Olivia Newton-John US singles chronology
| "Tied Up" (1983) | "Twist of Fate" / "Take a Chance" (1983) | "Livin' in Desperate Times" (1984) |

Music video
- "Take a Chance" on YouTube

= Take a Chance (Olivia Newton-John and John Travolta song) =

"Take a Chance" is a song recorded by British-Australian singer Olivia Newton-John and American actor John Travolta. It was written for their 1983 film Two of a Kind by David Foster, Steve Lukather and Newton-John. The song was released in October 1983. It performed well on the Adult Contemporary charts in the US and Canada.

==Background==
In 1978 John Travolta and Olivia Newton-John starred in Grease, a big-screen adaptation of the 1972 Broadway musical of the same name. Its success elicited offers to reunite them in another film; Travolta read the screenplay for Two of a Kind and persuaded Newton-John to star in it with him. In "Take a Chance" they sing about the new relationship their characters have started.

==Release and commercial performance==
In the US and Canada, "Take a Chance" was released in October 1983 as the B-side of the first 7-inch single from the Two of a Kind soundtrack, "Twist of Fate". In the US, "Take a Chance" debuted on Billboard magazine's Adult Contemporary chart in the issue dated 26 November 1983 and peaked at number 3 during its 17 weeks there. In Canada, it hit number one on RPM magazine's Adult Contemporary chart.

==Critical reception==
In their review of the soundtrack album, the editors of RPM wrote that Newton-John "makes Travolta sound not too bad" on their one song together.

==Music video==
The music video for "Take a Chance" features Newton-John and Travolta singing to each other and dancing on a soundstage. It was directed by David Mallet and included on a video collection of Newton-John's songs from Two of a Kind titled Twist of Fate. In a review of the collection for Billboard, Paul Grein wrote of the duet, "The video is a soft-focus valentine, which suits the wispy nature of the song, but also serves to make the overall package excessively slushy and syrupy. The one grace note is that the clip features inventive choreography by John Travolta."
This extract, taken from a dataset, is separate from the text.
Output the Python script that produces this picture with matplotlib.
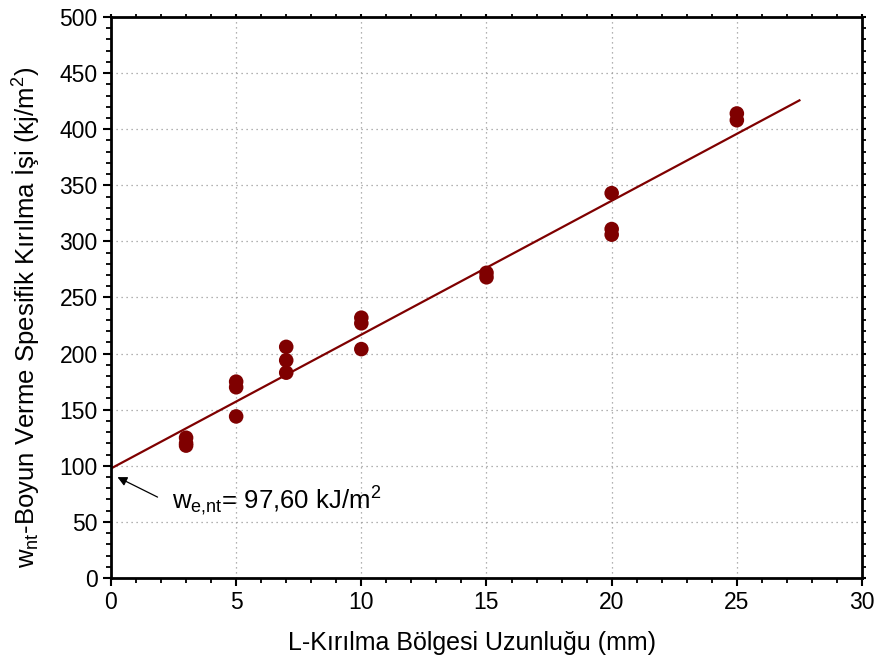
import matplotlib.pyplot as plt
import numpy as np
import matplotlib.ticker as ticker

plt.rcParams['font.family'] = ['Liberation Sans', 'DejaVu Sans']
plt.rcParams['mathtext.default'] = 'regular'

# measured points: L (mm) vs w_nt (kJ/m2)
L_mm = [3, 3, 3, 5, 5, 5, 7, 7, 7, 10, 10, 10, 15, 15, 20, 20, 20, 25, 25]
w_nt = [125, 120, 118, 175, 170, 144, 206, 194, 183, 232, 227, 204,
        272, 268, 343, 311, 306, 414, 408]

# linear fit shown in the figure
intercept = 97.60
slope = 11.93
fit_range = [0, 27.5]

dark_red = '#7f0000'

fig = plt.figure(figsize=(8.78, 6.63), dpi=100)
ax = fig.add_axes([0.1264, 0.1282, 0.8554, 0.8462])

ax.scatter(L_mm, w_nt, s=110, color=dark_red, zorder=3, edgecolors='none')
xs = np.array(fit_range)
ax.plot(xs, intercept + slope * xs, color=dark_red, lw=1.6, zorder=2)

ax.set_xlim(0, 30)
ax.set_ylim(0, 500)
ax.xaxis.set_major_locator(ticker.MultipleLocator(5))
ax.xaxis.set_minor_locator(ticker.MultipleLocator(1))
ax.yaxis.set_major_locator(ticker.MultipleLocator(50))
ax.yaxis.set_minor_locator(ticker.MultipleLocator(10))

ax.grid(which='major', linestyle=(0, (1, 3)), linewidth=0.9, color='#999999')
ax.tick_params(which='major', direction='out', length=6, width=1.5, labelsize=16.5)
ax.tick_params(which='minor', direction='out', length=3.5, width=1.3)
ax.tick_params(which='both', top=True, right=True, labeltop=False, labelright=False)
# top / right ticks kept very short
for t in ax.xaxis.get_ticklines(minor=True)[1::2] + ax.xaxis.get_ticklines()[1::2]:
    t.set_markersize(2)
for t in ax.yaxis.get_ticklines(minor=True)[1::2] + ax.yaxis.get_ticklines()[1::2]:
    t.set_markersize(3)
for sp in ax.spines.values():
    sp.set_linewidth(2)

ax.set_xlabel('L-Kırılma Bölgesi Uzunluğu (mm)', fontsize=18)
ax.set_ylabel('w$_{nt}$-Boyun Verme Spesifik Kırılma İşi (kj/m$^2$)', fontsize=18.5)
ax.xaxis.set_label_coords(0.481, -0.094)
ax.yaxis.set_label_coords(-0.091, 0.465)

ax.annotate('', xy=(0.16, 91), xytext=(1.96, 71),
            arrowprops=dict(arrowstyle='-|>', color='black', lw=0.9,
                            mutation_scale=14))
ax.text(2.44, 62, 'w$_{e{,}nt}$= 97,60 kJ/m$^2$', fontsize=18.5, va='baseline', ha='left')

fig.savefig('out.png', dpi=100)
The Twist of Fate collection was nominated for Best Video, Short Form at the 27th Annual Grammy Awards but lost to David Bowie's Jazzin' for Blue Jean.

==Lawsuit==
In 1987, songwriter Laura Taylor Siskind sued the performers and songwriters of "Take a Chance", claiming it was based on a demo she submitted to the same company that recorded a song of hers on which "Take a Chance" songwriter Steve Lukather played guitar. A judge found there was nothing to support the claim of copyright infringement and dismissed the case.

== Track listing and formats ==
- Australian 7-inch vinyl single (Interfusion Records)
1. "Take a Chance" (Foster, Steve Lukather, Newton-John) – 4:09
2. "Love Make Me Strong" (Terry Britten, Sue Shifrin) – 3:09

- UK 7-inch vinyl single (EMI Records)
3. "Take a Chance"
4. "Silvery Rain" (Hank Marvin) – 3:40

- US/Canadian 7-inch vinyl single (MCA Records)
5. "Twist of Fate" (Peter Beckett, Steve Kipner) – 3:39
6. "Take a Chance"

== Charts ==

=== Weekly charts ===

Weekly chart performance for "Take a Chance"
| Chart (1984) | Peak position |
|---|---|
| Canada Adult Contemporary (RPM) | 1 |
| US Billboard Adult Contemporary | 3 |

=== Year-end charts ===

Year-end chart performance for "Take a Chance"
| Chart (1984) | Position |
|---|---|
| US Billboard Adult Contemporary | 46 |

== Certifications and sales ==

Certifications and sales for "Take a Chance"
| Region | Certification | Certified units/sales |
| Canada (Music Canada) | Gold | 50,000^{^} |
^{^} Shipments figures based on certification alone.